> _WHAT IS ASKED_
Exactly reproduce the lines of the listing below from the one containing "Write a component" through the one containing "import * as". Skip the images.
══ DATA SECTION ══
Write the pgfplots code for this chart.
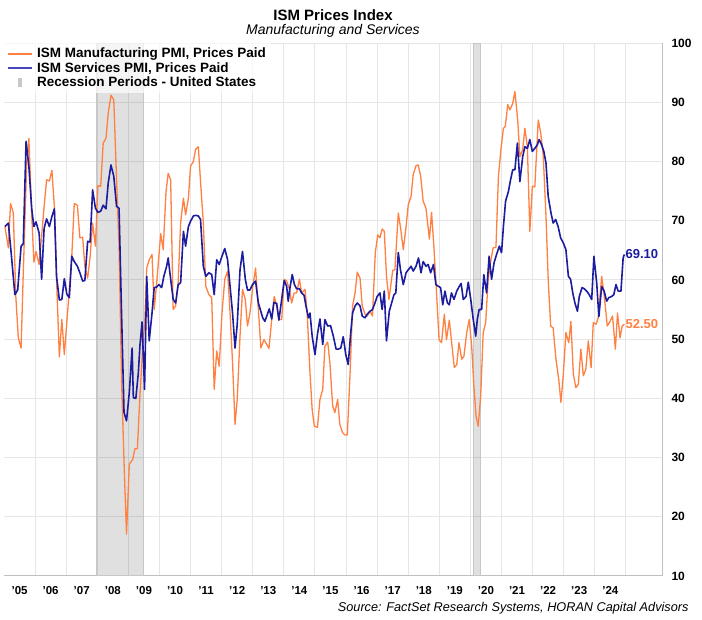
\documentclass[border=0pt]{standalone}
\usepackage{fontspec}
\setmainfont{Liberation Sans}
\usepackage{pgfplots}
\usepackage{pgfplotstable}
\pgfplotsset{compat=1.18}
\definecolor{mfg}{RGB}{255,128,64}
\definecolor{svc}{RGB}{28,28,160}
\definecolor{svcleg}{RGB}{70,70,190}
\definecolor{gridc}{RGB}{230,230,230}
\definecolor{axc}{RGB}{191,191,191}

\pgfplotstableread{
x y
2005.03 69.0
2005.14 65.4
2005.21 72.9
2005.30 71.3
2005.38 57.2
2005.46 50.2
2005.55 48.5
2005.62 61.2
2005.73 79.7
2005.80 83.9
2005.89 71.3
2005.96 63.0
2006.03 64.8
2006.13 62.6
2006.21 67.4
2006.29 72.4
2006.37 76.9
2006.46 76.7
2006.54 78.5
2006.62 72.4
2006.69 60.1
2006.78 47.0
2006.86 53.3
2006.94 47.4
2007.02 52.8
2007.10 58.4
2007.18 64.0
2007.26 72.9
2007.36 72.6
2007.44 67.1
2007.53 67.2
2007.60 62.3
2007.69 60.3
2007.77 64.0
2007.85 69.6
2007.94 65.7
2008.02 75.9
2008.11 75.8
2008.19 83.1
2008.28 83.9
2008.35 88.1
2008.44 91.2
2008.53 90.4
2008.62 76.9
2008.70 65.7
2008.78 43.2
2008.86 29.2
2008.94 17.1
2009.03 28.9
2009.14 29.7
2009.21 31.5
2009.29 31.5
2009.37 40.4
2009.46 48.3
2009.53 53.3
2009.59 62.0
2009.67 63.4
2009.76 64.3
2009.83 55.0
2009.91 59.5
2009.98 64.0
2010.04 67.8
2010.12 65.1
2010.21 74.9
2010.28 78.0
2010.36 76.9
2010.44 55.0
2010.52 55.6
2010.60 59.5
2010.68 69.6
2010.77 73.8
2010.84 71.0
2010.93 73.8
2011.00 79.2
2011.09 80.0
2011.16 82.0
2011.25 82.5
2011.32 76.6
2011.41 69.6
2011.49 58.9
2011.59 57.5
2011.68 57.0
2011.76 41.5
2011.84 48.0
2011.92 45.4
2012.01 54.4
2012.10 60.1
2012.19 61.5
2012.27 54.4
2012.35 46.0
2012.43 35.6
2012.50 39.8
2012.59 50.5
2012.67 58.4
2012.76 56.7
2012.83 52.2
2012.91 54.4
2012.99 58.4
2013.09 62.0
2013.18 55.0
2013.26 48.5
2013.36 49.9
2013.45 49.1
2013.52 48.4
2013.61 53.3
2013.69 57.2
2013.77 55.6
2013.84 53.3
2013.93 53.3
2014.01 60.1
2014.09 59.8
2014.18 58.4
2014.25 56.1
2014.33 57.8
2014.41 57.8
2014.50 60.1
2014.57 57.8
2014.68 58.4
2014.75 54.4
2014.84 44.3
2014.91 38.1
2014.98 35.3
2015.08 35.1
2015.16 39.8
2015.25 41.5
2015.32 48.8
2015.41 49.5
2015.48 46.0
2015.57 38.7
2015.64 37.6
2015.73 39.8
2015.80 35.6
2015.89 34.2
2015.97 33.8
2016.04 33.8
2016.13 44.3
2016.21 55.6
2016.29 57.8
2016.36 61.3
2016.45 60.3
2016.52 55.6
2016.61 54.2
2016.68 53.9
2016.77 54.7
2016.85 53.9
2016.94 64.6
2017.02 67.6
2017.09 67.1
2017.16 68.6
2017.23 68.2
2017.30 60.6
2017.38 56.7
2017.50 61.6
2017.57 61.7
2017.68 71.3
2017.76 68.5
2017.84 65.1
2017.93 69.0
2018.00 72.7
2018.09 74.1
2018.16 77.8
2018.25 79.3
2018.32 79.4
2018.40 77.5
2018.48 73.3
2018.57 72.1
2018.68 66.9
2018.75 71.4
2018.83 65.1
2018.91 57.8
2018.99 49.9
2019.07 49.4
2019.16 54.2
2019.23 49.9
2019.32 53.2
2019.39 49.7
2019.48 45.2
2019.56 45.7
2019.63 49.4
2019.72 46.6
2019.79 47.1
2019.88 51.1
2019.96 53.3
2020.04 48.8
2020.11 42.1
2020.18 37.0
2020.25 35.3
2020.33 40.4
2020.41 51.1
2020.49 52.8
2020.57 60.1
2020.66 63.4
2020.73 65.4
2020.82 65.5
2020.90 77.5
2020.98 82.0
2021.06 85.6
2021.12 85.9
2021.20 89.6
2021.27 88.7
2021.36 89.8
2021.43 91.8
2021.52 87.0
2021.59 80.8
2021.68 82.0
2021.75 85.6
2021.83 82.5
2021.91 68.2
2021.99 75.8
2022.07 75.7
2022.18 87.0
2022.26 84.8
2022.34 81.1
2022.43 70.7
2022.50 60.1
2022.58 52.2
2022.66 51.9
2022.75 46.6
2022.84 43.2
2022.91 39.3
2022.99 44.3
2023.07 51.1
2023.16 49.4
2023.23 53.0
2023.31 44.0
2023.39 41.8
2023.47 42.4
2023.55 48.3
2023.63 43.8
2023.71 44.9
2023.79 49.7
2023.88 45.2
2023.95 52.8
2024.04 52.5
2024.11 53.6
2024.22 60.6
2024.29 57.8
2024.36 54.4
2024.40 52.2
2024.49 53.0
2024.57 53.9
2024.66 48.3
2024.73 54.4
2024.81 50.2
2024.88 52.2
2024.95 52.5
}\mfgdata

\pgfplotstableread{
x y
2005.03 69.0
2005.14 69.6
2005.24 64.0
2005.35 57.5
2005.44 58.3
2005.55 65.7
2005.62 66.1
2005.71 83.4
2005.80 79.2
2005.89 72.1
2005.96 69.0
2006.03 69.8
2006.13 67.9
2006.21 60.1
2006.29 68.7
2006.37 70.3
2006.46 69.0
2006.54 70.7
2006.62 72.0
2006.69 60.6
2006.78 56.6
2006.86 56.7
2006.94 60.2
2007.02 57.6
2007.10 57.0
2007.18 64.0
2007.26 63.1
2007.36 62.3
2007.44 61.2
2007.53 59.8
2007.60 59.9
2007.69 66.5
2007.77 66.4
2007.85 75.2
2007.94 72.1
2008.02 71.4
2008.11 71.6
2008.19 72.6
2008.28 72.0
2008.35 76.3
2008.44 79.4
2008.53 77.5
2008.62 72.4
2008.70 72.1
2008.78 54.4
2008.86 37.6
2008.94 36.2
2009.03 41.0
2009.12 48.5
2009.16 40.1
2009.24 40.0
2009.32 44.3
2009.37 48.8
2009.44 52.9
2009.52 41.5
2009.59 60.6
2009.67 49.7
2009.76 54.4
2009.83 58.7
2009.91 58.8
2009.98 59.2
2010.07 58.7
2010.14 60.6
2010.23 62.3
2010.28 63.7
2010.36 60.1
2010.44 56.7
2010.52 56.1
2010.60 59.2
2010.68 59.5
2010.77 68.2
2010.84 65.7
2010.93 69.0
2011.00 69.9
2011.09 70.8
2011.16 70.9
2011.25 70.8
2011.32 70.2
2011.41 62.3
2011.49 60.6
2011.59 61.2
2011.68 60.9
2011.76 57.5
2011.84 63.4
2011.92 62.6
2012.01 64.0
2012.10 65.3
2012.19 63.4
2012.27 58.9
2012.35 54.4
2012.43 48.5
2012.50 52.5
2012.59 61.7
2012.67 64.8
2012.76 60.1
2012.83 58.3
2012.91 58.3
2012.99 59.2
2013.09 59.8
2013.18 56.1
2013.32 53.6
2013.39 53.0
2013.47 54.2
2013.53 55.1
2013.61 53.4
2013.68 56.2
2013.77 56.0
2013.84 53.2
2013.93 56.7
2014.01 59.9
2014.09 58.9
2014.14 56.4
2014.20 58.8
2014.27 60.9
2014.34 59.2
2014.41 58.5
2014.50 58.5
2014.57 57.8
2014.65 57.4
2014.71 55.6
2014.79 53.6
2014.84 54.4
2014.91 50.5
2015.00 47.4
2015.08 50.8
2015.16 53.4
2015.25 49.1
2015.32 53.3
2015.41 52.2
2015.50 52.3
2015.59 50.5
2015.68 48.3
2015.75 48.3
2015.83 48.5
2015.91 50.4
2015.99 47.4
2016.07 45.7
2016.15 51.1
2016.21 54.4
2016.29 55.6
2016.36 56.1
2016.45 55.6
2016.52 53.9
2016.61 53.6
2016.68 54.2
2016.77 54.7
2016.85 55.0
2016.93 56.1
2017.00 57.2
2017.09 57.8
2017.16 55.0
2017.23 58.1
2017.30 49.7
2017.39 54.7
2017.54 57.5
2017.60 57.8
2017.68 64.6
2017.75 61.7
2017.84 59.2
2017.93 61.2
2018.00 61.7
2018.09 62.3
2018.16 61.5
2018.25 62.3
2018.33 63.7
2018.41 61.2
2018.48 63.1
2018.57 62.3
2018.64 62.6
2018.72 61.2
2018.81 62.6
2018.89 59.2
2018.97 58.9
2019.04 58.7
2019.11 55.8
2019.18 58.1
2019.26 56.1
2019.32 55.8
2019.39 57.8
2019.47 56.7
2019.56 58.1
2019.64 58.9
2019.70 59.4
2019.77 56.7
2019.86 57.2
2019.93 59.6
2020.01 56.7
2020.09 53.3
2020.17 50.5
2020.22 53.3
2020.28 55.0
2020.36 55.0
2020.43 60.9
2020.52 57.8
2020.60 64.0
2020.68 60.1
2020.76 62.9
2020.84 64.3
2020.93 65.7
2021.00 64.6
2021.06 69.0
2021.13 73.3
2021.22 74.9
2021.29 76.9
2021.36 78.6
2021.43 78.6
2021.51 83.1
2021.59 76.6
2021.68 80.8
2021.75 82.5
2021.83 82.2
2021.91 83.7
2021.99 81.7
2022.07 82.2
2022.15 82.8
2022.21 83.7
2022.29 82.8
2022.36 81.7
2022.43 79.7
2022.50 74.1
2022.59 71.3
2022.66 69.6
2022.74 70.2
2022.82 69.0
2022.90 67.1
2022.99 66.2
2023.07 65.1
2023.15 60.6
2023.22 60.1
2023.29 57.8
2023.36 56.1
2023.44 54.7
2023.50 57.2
2023.59 58.7
2023.66 58.5
2023.74 58.1
2023.82 57.5
2023.90 56.7
2023.97 64.0
2024.06 59.5
2024.13 53.8
2024.22 58.9
2024.30 58.1
2024.38 56.4
2024.45 57.0
2024.54 57.2
2024.61 57.5
2024.68 59.2
2024.75 58.1
2024.84 58.1
2024.91 63.7
2024.95 64.3
}\svcdata

\begin{document}
\begin{tikzpicture}
\useasboundingbox (0pt,0pt) rectangle (702pt,620pt);
\begin{axis}[
  at={(4pt,44pt)}, anchor=south west,
  scale only axis, width=658pt, height=533pt,
  xmin=2005, xmax=2026.16, ymin=10, ymax=100,
  axis x line*=bottom, axis y line*=right,
  axis line style={draw=axc, line width=1pt},
  xtick={2005.5,2006.5,...,2024.5},
  xticklabels={'05,'06,'07,'08,'09,'10,'11,'12,'13,'14,'15,'16,'17,'18,'19,'20,'21,'22,'23,'24},
  minor xtick={2006,2007,...,2025},
  xminorgrids=true, ymajorgrids=true,
  minor grid style={gridc, line width=1pt},
  major grid style={gridc, line width=1pt},
  ytick={10,20,...,100},
  tick style={draw=none},
  /pgf/number format/assume math mode=true,
  x tick label style={font=\bfseries\fontsize{11.5}{12}\selectfont, yshift=-7pt},
  y tick label style={font=\bfseries\fontsize{12}{12}\selectfont, xshift=6pt},
  legend cell align=left,
  legend style={at={(0,1)}, anchor=north west, draw=none, fill=white, fill opacity=0.7, text opacity=1,
    font=\bfseries\fontsize{13.5}{15}\selectfont, inner xsep=3pt, inner ysep=3pt, row sep=-0.8pt},
]
\addplot[draw=black!22, line width=1pt, fill=black, fill opacity=0.12, forget plot]
  coordinates {(2007.96,10) (2009.50,10) (2009.50,100) (2007.96,100)} -- cycle;
\addplot[draw=black!22, line width=1pt, fill=black, fill opacity=0.12, forget plot]
  coordinates {(2020.09,10) (2020.33,10) (2020.33,100) (2020.09,100)} -- cycle;

\addplot[mfg, line width=1.3pt, line join=round,
  legend image code/.code={\path[draw=none,fill=none] (0pt,0pt) -- (28pt,0pt); \draw[draw=mfg, draw opacity=1, line width=1.7pt] (1pt,0pt) -- (25pt,0pt);}]
  table[x=x, y=y] {\mfgdata};
\addlegendentry{ISM Manufacturing PMI, Prices Paid}
\addplot[svc, line width=1.6pt, line join=round,
  legend image code/.code={\path[draw=none,fill=none] (0pt,0pt) -- (28pt,0pt); \draw[draw=svcleg, draw opacity=1, line width=1.9pt] (1pt,0pt) -- (25pt,0pt);}]
  table[x=x, y=y] {\svcdata};
\addlegendentry{ISM Services PMI, Prices Paid}
\addlegendimage{legend image code/.code={\path[draw=none,fill=none] (0pt,0pt) -- (28pt,0pt); \path[fill=black!22, fill opacity=1, draw=none] (11pt,-4.5pt) rectangle (15pt,4.5pt);}}
\addlegendentry{Recession Periods - United States}

\node[anchor=west, text=svc, font=\bfseries\fontsize{13}{13}\selectfont, inner sep=1pt] at (axis cs:2024.95,64.3) {69.10};
\node[anchor=west, text=mfg, font=\bfseries\fontsize{13}{13}\selectfont, inner sep=1pt] at (axis cs:2024.95,52.5) {52.50};
\end{axis}
\node[anchor=base, font=\bfseries\fontsize{15}{18}\selectfont] at (333pt,599pt) {ISM Prices Index};
\node[anchor=base, font=\itshape\fontsize{14}{16}\selectfont] at (333pt,585pt) {Manufacturing and Services};
\node[anchor=base east, font=\itshape\fontsize{12.7}{14}\selectfont] at (692pt,8pt) {Source: FactSet Research Systems, HORAN Capital Advisors};
\end{tikzpicture}
\end{document}
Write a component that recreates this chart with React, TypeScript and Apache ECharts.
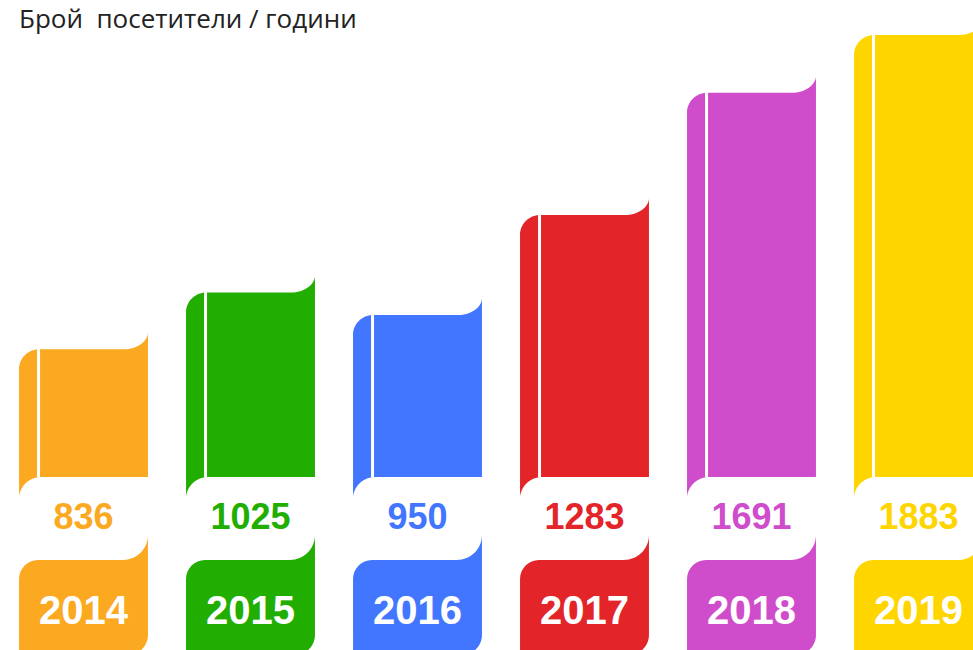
import React, { useEffect, useRef } from "react";
import * as echarts from "echarts";

const titleText = "Брой  посетители / години";
const categories = ["2014", "2015", "2016", "2017", "2018", "2019"];
const visitors = [836, 1025, 950, 1283, 1691, 1883];
const barColors = ["#FCA922", "#21AE00", "#4276FF", "#E32428", "#CF4CCB", "#FFD500"];

const NUM_FONT = '"Liberation Sans", Arial, Helvetica, sans-serif';

function renderItem(params: any, api: any) {
  const i = api.value(0);
  const v = api.value(1);
  const top = api.coord([i, v]);
  const cx = top[0];
  const yt = top[1];
  const zeroY = api.coord([i, 0])[1];
  const bw = api.size([1, 0])[0] * 0.772;
  const x0 = cx - bw / 2;
  const x1 = cx + bw / 2;
  const color = barColors[i];

  const yb = zeroY - 123; // body bottom
  const yB = zeroY - 40; // bottom block top
  const yE = zeroY + 55; // bottom block bottom

  const r = 20;
  const tw = 24;
  const th = 17;
  const rc = 22;
  const body =
    `M${x0} ${yt + r}` +
    `C${x0} ${yt + r - 11} ${x0 + r - 11} ${yt} ${x0 + r} ${yt}` +
    `L${x1 - tw} ${yt}` +
    `C${x1 - tw + tw * 0.55} ${yt} ${x1} ${yt - th + th * 0.55} ${x1} ${yt - th}` +
    `L${x1} ${yb}` +
    `L${x0 + rc} ${yb}` +
    `C${x0 + rc - rc * 0.55} ${yb} ${x0} ${yb + rc - rc * 0.55} ${x0} ${yb + rc}` +
    `Z`;

  const r2 = 19;
  const tw2 = 25;
  const th2 = 25;
  const r3 = 20;
  const block =
    `M${x0} ${yB + r2}` +
    `C${x0} ${yB + r2 - r2 * 0.55} ${x0 + r2 - r2 * 0.55} ${yB} ${x0 + r2} ${yB}` +
    `L${x1 - tw2} ${yB}` +
    `C${x1 - tw2 + tw2 * 0.55} ${yB} ${x1} ${yB - th2 + th2 * 0.55} ${x1} ${yB - th2}` +
    `L${x1} ${yE - r3}` +
    `C${x1} ${yE - r3 + r3 * 0.55} ${x1 - r3 + r3 * 0.55} ${yE} ${x1 - r3} ${yE}` +
    `L${x0} ${yE}` +
    `Z`;

  return {
    type: "group",
    children: [
      { type: "path", shape: { pathData: body }, style: { fill: color } },
      {
        type: "rect",
        shape: { x: x0 + 18, y: yt - 1, width: 3, height: yb - yt + 1 },
        style: { fill: "#ffffff" },
      },
      { type: "path", shape: { pathData: block }, style: { fill: color } },
      {
        type: "text",
        style: {
          text: String(v),
          x: cx,
          y: zeroY - 84,
          align: "center",
          verticalAlign: "middle",
          textAlign: "center",
          textVerticalAlign: "middle",
          fill: color,
          font: `bold 36px ${NUM_FONT}`,
        },
      },
      {
        type: "text",
        style: {
          text: categories[i],
          x: cx,
          y: zeroY + 10,
          align: "center",
          verticalAlign: "middle",
          textAlign: "center",
          textVerticalAlign: "middle",
          fill: "#ffffff",
          font: `bold 40px ${NUM_FONT}`,
        },
      },
    ],
  };
}

export default function App() {
  const ref = useRef<HTMLDivElement>(null);
  useEffect(() => {
    if (!ref.current) return;
    const chart = echarts.init(ref.current, undefined, { renderer: "svg" });
    chart.setOption({
      animation: false,
      backgroundColor: "#ffffff",
      title: {
        text: titleText,
        left: 14,
        top: 0,
        textStyle: {
          fontFamily: '"Open Sans", "Noto Sans", sans-serif',
          fontSize: 26,
          fontWeight: "normal",
          color: "#222222",
        },
      },
      grid: { left: 0, top: 0, right: 0, height: 600 },
      xAxis: { type: "category", data: categories, show: false },
      yAxis: { type: "value", min: 0, max: 2000, show: false },
      series: [
        {
          type: "custom",
          renderItem,
          clip: false,
          data: categories.map((c, i) => [i, visitors[i]]),
        },
      ],
    });
    return () => chart.dispose();
  }, []);
  return (
    <div
      style={{
        position: "fixed",
        left: 0,
        top: 0,
        width: 973,
        height: 650,
        overflow: "hidden",
        background: "#ffffff",
      }}
    >
      <div ref={ref} style={{ width: 1002, height: 650 }} />
    </div>
  );
}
═══
> _RESULT BELOW_
Write a component that recreates this chart with React, TypeScript and Apache ECharts.
import React, { useEffect, useRef } from "react";
import * as echarts from "echarts";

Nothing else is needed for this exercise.